Job priority is currently calculated based on the following criteria:
* queue time, jobs that are submitted earlier get a higher priority; * jobs relative size, larger jobs requesting more resources such as nodes and CPU's get a higher priority because they are harder to schedule; * fair share, the priority of jobs submitted by a user increases or decreases depending on the resources (CPU time) consumed in the last week.
The sall command, when used in combination with the -p flag lists the jobs priority as well as an estimated start time.
If, after submitting a job, you discover that you made a mistake and want to delete your job you may do so with.
$ scancel 10
Submitting multiple jobs
Sometimes you may be able to split your job into multiple independent tasks. For instance when you need to perform the same analysis on multiple data files. Splitting this work up into multiple tasks helps because they can then run simultaneously on different compute nodes. Now this could be accomplished by writing a loop that generates and submits job scripts but an easier approach is to use //array jobs//. When calling sbatch with the --array flag an array job consisting of multiple //tasks// is submitted to the scheduler. The number of the current task is available to the scripts execution environment as $SLURM_ARRAY_TASK_ID.
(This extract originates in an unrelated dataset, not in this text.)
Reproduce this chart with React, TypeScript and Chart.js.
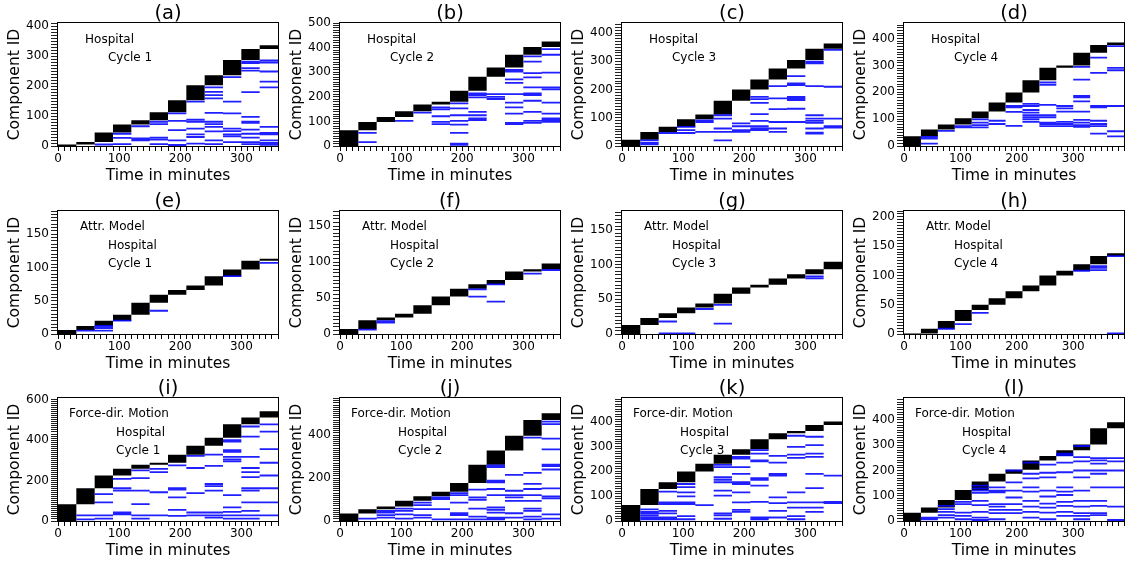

So for example the following test_array_job.sh script
#! /bin/bash #SBATCH -p tcm echo "This is task $SLURM_ARRAY_TASK_ID
can be submitted with.
$ sbatch --array 1-4 ./test_array_job.sh
The four tasks in this job will now be executed independently with the same script, the only difference being the value of $SLURM_ARRAY_TASK_ID. This value can be used in the script to for instance select different input files for your data reduction as in.
#! /bin/bash my_command ~/input-$SLURM_ARRAY_TASK_ID
Do note however that the tasks will not necessarily be executed in order so they really need to be independent!
Limiting the number of simultaneous tasks
If you submit a large array job (containing more than say a hundred tasks) you may want to limit the number of simultaneous task executions. You may do this using the % flag.
sbatch --array 1-1000%20 ./test_array_job.sh
This will ensure at maximum 20 tasks run at the same time.
Setting scheduler parameters in the job script
Instead of entering all flags to sbatch on the command line one can also choose to write them into the job script itself. For this simply prefix them with #SBATCH. This is especially useful for the following flags.
Changing the default logging location
By default standard output and error are written to a file named by the process number in your home directory. This can be changed with the --output and (optionally) --error flags.
#! /bin/bash # Choose partition to run job in #SBATCH -p hef # Send output to test.log in your home directory #SBATCH --output ~/test.log
Getting email updates about your job
Constantly watching squeue output to see when your job starts running and when it's done is not very efficient. Fortunately you can also request the scheduler to send you email in these situations.
#! /bin/bash #SBATCH --mail-type=ALL #SBATCH --mail-user=<username>@science.ru.nl
This will get you email when your job begins, ends or fails. If you only want email when it is done you can use.
#! /bin/bash #SBATCH --mail-type=END #SBATCH --mail-user=<username>@science.ru.nl
To allow the scheduler to efficiently distribute the available compute time **each job has a one hour time limit**. If your job exceeds its limit (counted from the moment execution started on the compute node) it will be killed automatically. Now what if you know your job will need more than one hour to complete? In this case you can simply request more time with the --time flag.
So for instance if you expect to need 12 hours of compute time for your job add the following to your script.
#! /bin/bash #SBATCH --time=12:00:00
For multi-day walltime you can simply add an extra days field as in --time=DD-HH:MM:SS.